-- START Data lines --
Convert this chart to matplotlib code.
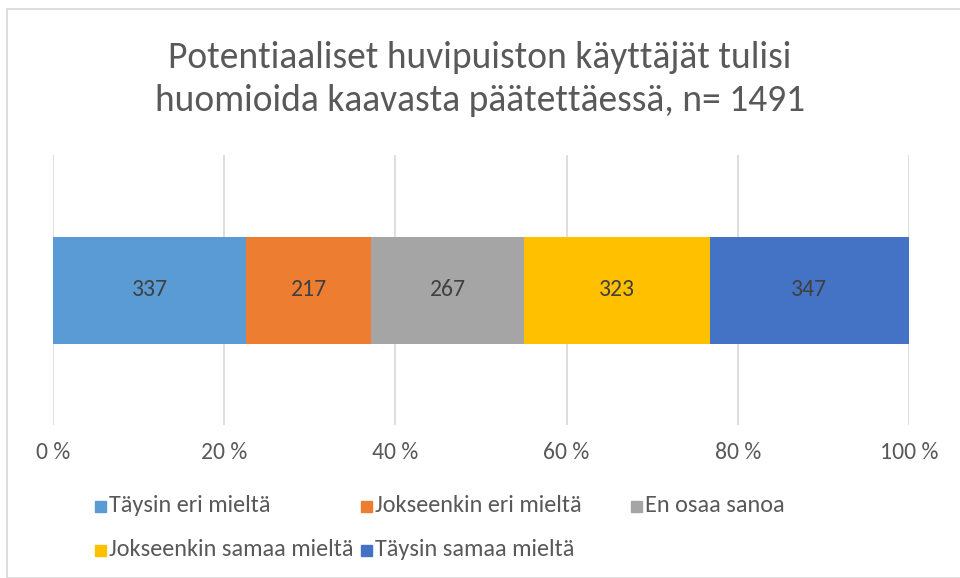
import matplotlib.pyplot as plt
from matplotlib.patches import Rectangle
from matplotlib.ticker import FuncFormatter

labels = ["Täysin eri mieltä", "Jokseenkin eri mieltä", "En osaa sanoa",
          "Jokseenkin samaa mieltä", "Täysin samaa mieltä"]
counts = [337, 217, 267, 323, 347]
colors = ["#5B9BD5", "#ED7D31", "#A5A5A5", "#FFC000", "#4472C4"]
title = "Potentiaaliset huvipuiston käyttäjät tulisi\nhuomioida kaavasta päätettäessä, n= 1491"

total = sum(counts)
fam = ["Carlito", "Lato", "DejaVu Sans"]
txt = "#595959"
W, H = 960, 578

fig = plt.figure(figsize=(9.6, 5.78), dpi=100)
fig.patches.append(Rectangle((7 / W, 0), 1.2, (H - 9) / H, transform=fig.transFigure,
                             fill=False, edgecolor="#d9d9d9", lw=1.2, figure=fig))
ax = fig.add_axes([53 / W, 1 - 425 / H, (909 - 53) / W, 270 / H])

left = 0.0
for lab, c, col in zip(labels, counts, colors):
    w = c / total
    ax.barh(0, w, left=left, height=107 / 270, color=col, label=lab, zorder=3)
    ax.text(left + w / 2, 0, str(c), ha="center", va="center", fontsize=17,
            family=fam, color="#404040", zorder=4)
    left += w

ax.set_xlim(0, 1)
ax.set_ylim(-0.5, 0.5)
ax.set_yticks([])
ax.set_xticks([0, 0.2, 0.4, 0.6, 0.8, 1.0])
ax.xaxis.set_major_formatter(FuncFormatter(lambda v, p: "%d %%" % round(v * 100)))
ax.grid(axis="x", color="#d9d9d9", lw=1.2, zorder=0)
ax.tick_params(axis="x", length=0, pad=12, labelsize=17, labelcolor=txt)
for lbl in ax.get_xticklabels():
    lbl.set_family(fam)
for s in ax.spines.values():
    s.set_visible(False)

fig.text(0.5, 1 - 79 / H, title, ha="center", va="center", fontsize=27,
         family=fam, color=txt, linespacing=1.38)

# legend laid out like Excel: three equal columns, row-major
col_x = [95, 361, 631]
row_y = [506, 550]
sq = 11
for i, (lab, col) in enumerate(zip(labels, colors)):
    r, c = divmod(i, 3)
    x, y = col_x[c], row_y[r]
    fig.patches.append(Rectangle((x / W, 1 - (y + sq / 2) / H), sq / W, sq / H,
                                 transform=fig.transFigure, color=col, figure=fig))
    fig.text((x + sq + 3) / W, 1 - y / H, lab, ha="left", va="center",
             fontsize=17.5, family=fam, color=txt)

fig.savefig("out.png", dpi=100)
-- END Data lines --
### Given instruction
Strip out the pictures and quote the remaining data word for word.

### Task output
Convert this chart to matplotlib code.
import matplotlib.pyplot as plt
from matplotlib.patches import Rectangle
from matplotlib.ticker import FuncFormatter

labels = ["Täysin eri mieltä", "Jokseenkin eri mieltä", "En osaa sanoa",
          "Jokseenkin samaa mieltä", "Täysin samaa mieltä"]
counts = [337, 217, 267, 323, 347]
colors = ["#5B9BD5", "#ED7D31", "#A5A5A5", "#FFC000", "#4472C4"]
title = "Potentiaaliset huvipuiston käyttäjät tulisi\nhuomioida kaavasta päätettäessä, n= 1491"

total = sum(counts)
fam = ["Carlito", "Lato", "DejaVu Sans"]
txt = "#595959"
W, H = 960, 578

fig = plt.figure(figsize=(9.6, 5.78), dpi=100)
fig.patches.append(Rectangle((7 / W, 0), 1.2, (H - 9) / H, transform=fig.transFigure,
                             fill=False, edgecolor="#d9d9d9", lw=1.2, figure=fig))
ax = fig.add_axes([53 / W, 1 - 425 / H, (909 - 53) / W, 270 / H])

left = 0.0
for lab, c, col in zip(labels, counts, colors):
    w = c / total
    ax.barh(0, w, left=left, height=107 / 270, color=col, label=lab, zorder=3)
    ax.text(left + w / 2, 0, str(c), ha="center", va="center", fontsize=17,
            family=fam, color="#404040", zorder=4)
    left += w

ax.set_xlim(0, 1)
ax.set_ylim(-0.5, 0.5)
ax.set_yticks([])
ax.set_xticks([0, 0.2, 0.4, 0.6, 0.8, 1.0])
ax.xaxis.set_major_formatter(FuncFormatter(lambda v, p: "%d %%" % round(v * 100)))
ax.grid(axis="x", color="#d9d9d9", lw=1.2, zorder=0)
ax.tick_params(axis="x", length=0, pad=12, labelsize=17, labelcolor=txt)
for lbl in ax.get_xticklabels():
    lbl.set_family(fam)
for s in ax.spines.values():
    s.set_visible(False)

fig.text(0.5, 1 - 79 / H, title, ha="center", va="center", fontsize=27,
         family=fam, color=txt, linespacing=1.38)

# legend laid out like Excel: three equal columns, row-major
col_x = [95, 361, 631]
row_y = [506, 550]
sq = 11
for i, (lab, col) in enumerate(zip(labels, colors)):
    r, c = divmod(i, 3)
    x, y = col_x[c], row_y[r]
    fig.patches.append(Rectangle((x / W, 1 - (y + sq / 2) / H), sq / W, sq / H,
                                 transform=fig.transFigure, color=col, figure=fig))
    fig.text((x + sq + 3) / W, 1 - y / H, lab, ha="left", va="center",
             fontsize=17.5, family=fam, color=txt)

fig.savefig("out.png", dpi=100)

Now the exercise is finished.